Written request >> Scan the records and identify every line in which the string "this" occurs, then return those lines.

BEGIN Provided data

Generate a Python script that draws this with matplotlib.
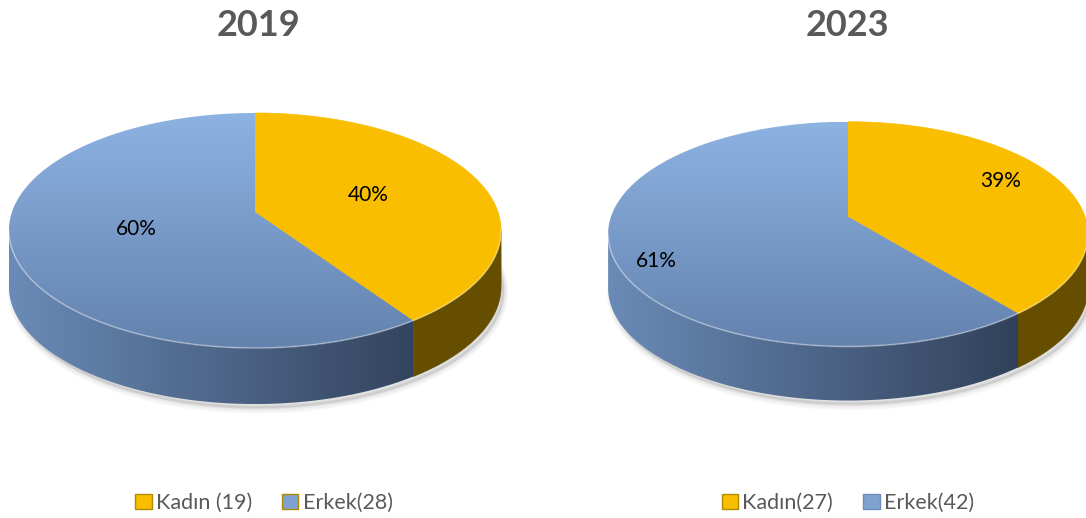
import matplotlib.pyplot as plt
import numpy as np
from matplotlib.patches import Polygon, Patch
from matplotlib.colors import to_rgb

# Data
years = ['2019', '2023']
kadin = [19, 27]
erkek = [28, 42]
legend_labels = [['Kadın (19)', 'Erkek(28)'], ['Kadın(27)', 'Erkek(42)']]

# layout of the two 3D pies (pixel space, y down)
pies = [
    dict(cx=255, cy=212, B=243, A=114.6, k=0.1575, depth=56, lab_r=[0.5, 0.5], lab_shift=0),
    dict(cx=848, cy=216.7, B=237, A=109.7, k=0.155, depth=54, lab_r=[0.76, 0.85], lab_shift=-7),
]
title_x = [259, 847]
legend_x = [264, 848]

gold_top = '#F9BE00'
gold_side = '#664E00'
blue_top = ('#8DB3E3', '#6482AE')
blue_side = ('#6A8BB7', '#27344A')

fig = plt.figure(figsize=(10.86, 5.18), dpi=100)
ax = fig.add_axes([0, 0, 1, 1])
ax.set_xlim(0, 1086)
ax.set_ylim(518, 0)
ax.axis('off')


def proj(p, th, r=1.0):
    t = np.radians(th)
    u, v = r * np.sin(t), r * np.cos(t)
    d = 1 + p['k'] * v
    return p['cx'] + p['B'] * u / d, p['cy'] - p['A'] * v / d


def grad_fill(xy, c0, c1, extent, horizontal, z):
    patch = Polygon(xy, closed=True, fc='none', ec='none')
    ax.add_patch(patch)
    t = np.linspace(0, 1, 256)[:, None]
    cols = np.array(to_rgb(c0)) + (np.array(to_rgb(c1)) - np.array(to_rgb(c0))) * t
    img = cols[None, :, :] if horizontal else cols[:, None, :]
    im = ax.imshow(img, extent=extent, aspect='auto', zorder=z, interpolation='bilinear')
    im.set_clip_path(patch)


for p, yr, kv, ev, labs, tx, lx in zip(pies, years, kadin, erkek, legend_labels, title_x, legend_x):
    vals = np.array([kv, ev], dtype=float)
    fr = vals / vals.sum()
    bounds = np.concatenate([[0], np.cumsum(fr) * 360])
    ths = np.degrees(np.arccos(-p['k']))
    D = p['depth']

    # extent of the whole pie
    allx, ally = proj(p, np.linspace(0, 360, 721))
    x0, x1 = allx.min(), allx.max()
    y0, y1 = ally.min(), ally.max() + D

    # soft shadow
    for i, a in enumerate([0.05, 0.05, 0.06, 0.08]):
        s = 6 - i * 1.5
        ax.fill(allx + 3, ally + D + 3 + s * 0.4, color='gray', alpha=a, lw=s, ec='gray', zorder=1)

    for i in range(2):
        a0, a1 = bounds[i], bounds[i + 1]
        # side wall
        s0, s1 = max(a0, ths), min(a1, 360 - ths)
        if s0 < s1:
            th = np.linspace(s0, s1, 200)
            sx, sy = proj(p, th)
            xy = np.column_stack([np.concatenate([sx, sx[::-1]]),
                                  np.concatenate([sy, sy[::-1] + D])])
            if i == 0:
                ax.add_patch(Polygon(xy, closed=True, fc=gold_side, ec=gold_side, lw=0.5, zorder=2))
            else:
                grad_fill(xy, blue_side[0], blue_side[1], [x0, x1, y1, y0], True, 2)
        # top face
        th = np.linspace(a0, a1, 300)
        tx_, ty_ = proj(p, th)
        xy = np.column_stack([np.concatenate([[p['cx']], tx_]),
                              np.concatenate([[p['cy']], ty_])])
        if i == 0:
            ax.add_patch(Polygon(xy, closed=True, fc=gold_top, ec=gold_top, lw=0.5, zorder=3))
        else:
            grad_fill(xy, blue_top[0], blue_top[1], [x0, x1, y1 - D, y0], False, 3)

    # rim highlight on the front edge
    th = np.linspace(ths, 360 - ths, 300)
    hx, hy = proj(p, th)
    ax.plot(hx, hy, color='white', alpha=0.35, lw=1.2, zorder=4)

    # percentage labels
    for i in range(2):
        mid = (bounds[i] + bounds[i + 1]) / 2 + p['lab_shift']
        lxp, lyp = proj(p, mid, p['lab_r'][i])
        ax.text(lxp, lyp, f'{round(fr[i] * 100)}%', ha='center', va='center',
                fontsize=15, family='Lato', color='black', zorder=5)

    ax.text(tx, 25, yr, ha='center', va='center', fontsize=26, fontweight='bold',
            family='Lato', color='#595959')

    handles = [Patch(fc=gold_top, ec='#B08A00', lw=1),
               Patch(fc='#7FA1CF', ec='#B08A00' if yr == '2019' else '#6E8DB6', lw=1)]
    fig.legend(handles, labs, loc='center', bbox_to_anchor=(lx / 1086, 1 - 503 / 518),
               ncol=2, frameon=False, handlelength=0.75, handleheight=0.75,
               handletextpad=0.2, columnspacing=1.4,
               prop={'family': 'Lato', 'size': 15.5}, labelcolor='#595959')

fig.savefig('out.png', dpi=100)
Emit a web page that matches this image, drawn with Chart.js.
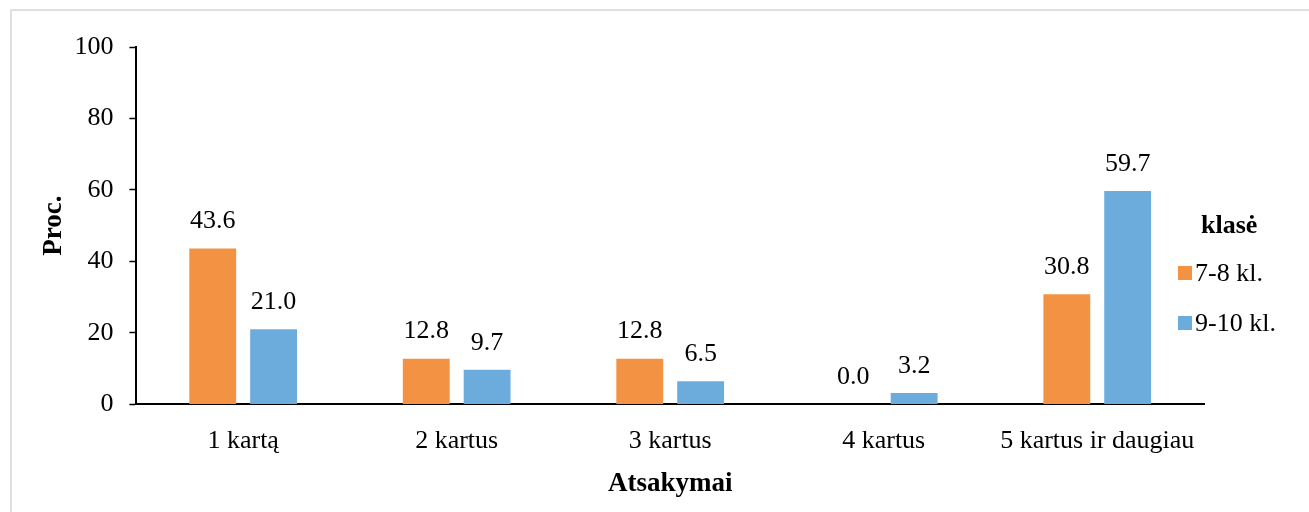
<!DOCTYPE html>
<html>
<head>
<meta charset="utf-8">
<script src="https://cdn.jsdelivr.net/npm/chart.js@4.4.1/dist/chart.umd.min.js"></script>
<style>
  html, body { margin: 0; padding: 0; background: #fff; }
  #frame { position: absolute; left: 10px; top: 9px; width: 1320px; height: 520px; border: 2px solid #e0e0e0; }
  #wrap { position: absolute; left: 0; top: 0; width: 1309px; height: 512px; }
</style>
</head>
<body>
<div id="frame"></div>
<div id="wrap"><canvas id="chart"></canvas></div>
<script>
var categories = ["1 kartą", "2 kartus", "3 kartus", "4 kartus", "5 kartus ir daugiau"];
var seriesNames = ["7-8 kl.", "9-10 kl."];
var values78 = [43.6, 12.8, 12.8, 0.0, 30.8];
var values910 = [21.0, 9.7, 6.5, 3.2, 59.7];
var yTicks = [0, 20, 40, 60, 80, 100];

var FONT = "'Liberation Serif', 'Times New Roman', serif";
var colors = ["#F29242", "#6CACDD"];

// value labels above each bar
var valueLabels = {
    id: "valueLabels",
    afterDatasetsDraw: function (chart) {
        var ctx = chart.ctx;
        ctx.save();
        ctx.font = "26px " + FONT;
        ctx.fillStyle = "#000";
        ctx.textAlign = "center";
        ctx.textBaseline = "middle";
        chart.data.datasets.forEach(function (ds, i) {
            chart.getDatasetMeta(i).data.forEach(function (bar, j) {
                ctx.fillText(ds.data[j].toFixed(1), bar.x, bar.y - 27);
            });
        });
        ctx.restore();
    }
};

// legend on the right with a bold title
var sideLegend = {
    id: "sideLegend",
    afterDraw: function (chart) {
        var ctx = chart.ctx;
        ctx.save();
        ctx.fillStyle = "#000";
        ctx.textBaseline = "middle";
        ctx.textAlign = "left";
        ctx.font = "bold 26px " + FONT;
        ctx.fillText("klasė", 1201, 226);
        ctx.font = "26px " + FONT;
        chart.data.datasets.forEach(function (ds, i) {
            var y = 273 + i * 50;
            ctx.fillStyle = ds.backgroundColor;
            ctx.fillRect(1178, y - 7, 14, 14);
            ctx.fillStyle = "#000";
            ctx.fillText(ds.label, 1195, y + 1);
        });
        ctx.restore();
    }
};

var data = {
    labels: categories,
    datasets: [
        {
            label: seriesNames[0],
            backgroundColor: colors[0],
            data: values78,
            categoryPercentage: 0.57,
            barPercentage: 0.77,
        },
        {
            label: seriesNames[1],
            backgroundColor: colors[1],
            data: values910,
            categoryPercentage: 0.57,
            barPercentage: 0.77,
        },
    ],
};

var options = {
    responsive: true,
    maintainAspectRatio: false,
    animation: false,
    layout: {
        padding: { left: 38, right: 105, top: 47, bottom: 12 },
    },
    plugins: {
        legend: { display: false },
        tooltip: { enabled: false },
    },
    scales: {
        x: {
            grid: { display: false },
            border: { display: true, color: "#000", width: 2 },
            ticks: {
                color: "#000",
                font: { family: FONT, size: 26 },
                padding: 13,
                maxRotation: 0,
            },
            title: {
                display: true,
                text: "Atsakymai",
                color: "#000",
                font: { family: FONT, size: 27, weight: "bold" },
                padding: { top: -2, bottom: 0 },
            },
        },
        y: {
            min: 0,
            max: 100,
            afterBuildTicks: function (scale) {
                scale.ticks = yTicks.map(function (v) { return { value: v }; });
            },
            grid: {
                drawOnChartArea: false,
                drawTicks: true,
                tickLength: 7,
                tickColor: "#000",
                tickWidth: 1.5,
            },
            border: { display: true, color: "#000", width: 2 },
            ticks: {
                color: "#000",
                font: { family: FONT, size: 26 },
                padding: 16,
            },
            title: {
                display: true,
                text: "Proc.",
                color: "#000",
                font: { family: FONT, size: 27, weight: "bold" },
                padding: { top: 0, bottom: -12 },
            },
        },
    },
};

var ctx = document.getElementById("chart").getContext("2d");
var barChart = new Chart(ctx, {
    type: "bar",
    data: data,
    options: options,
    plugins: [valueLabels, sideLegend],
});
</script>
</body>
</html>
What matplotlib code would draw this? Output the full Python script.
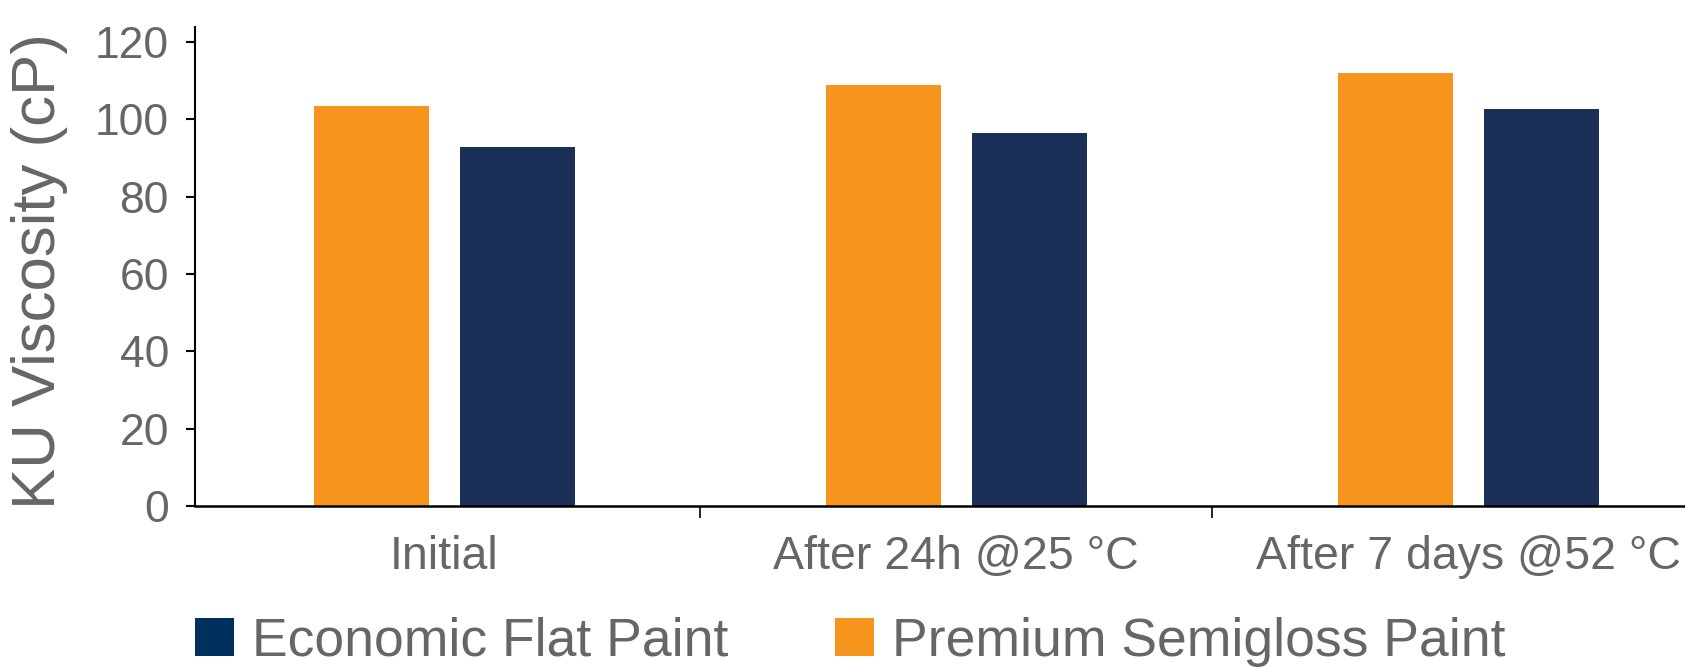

END Provided data

Task answer >>
Generate a Python script that draws this with matplotlib.
Emit a web page that matches this image, drawn with Chart.js.
What matplotlib code would draw this? Output the full Python script.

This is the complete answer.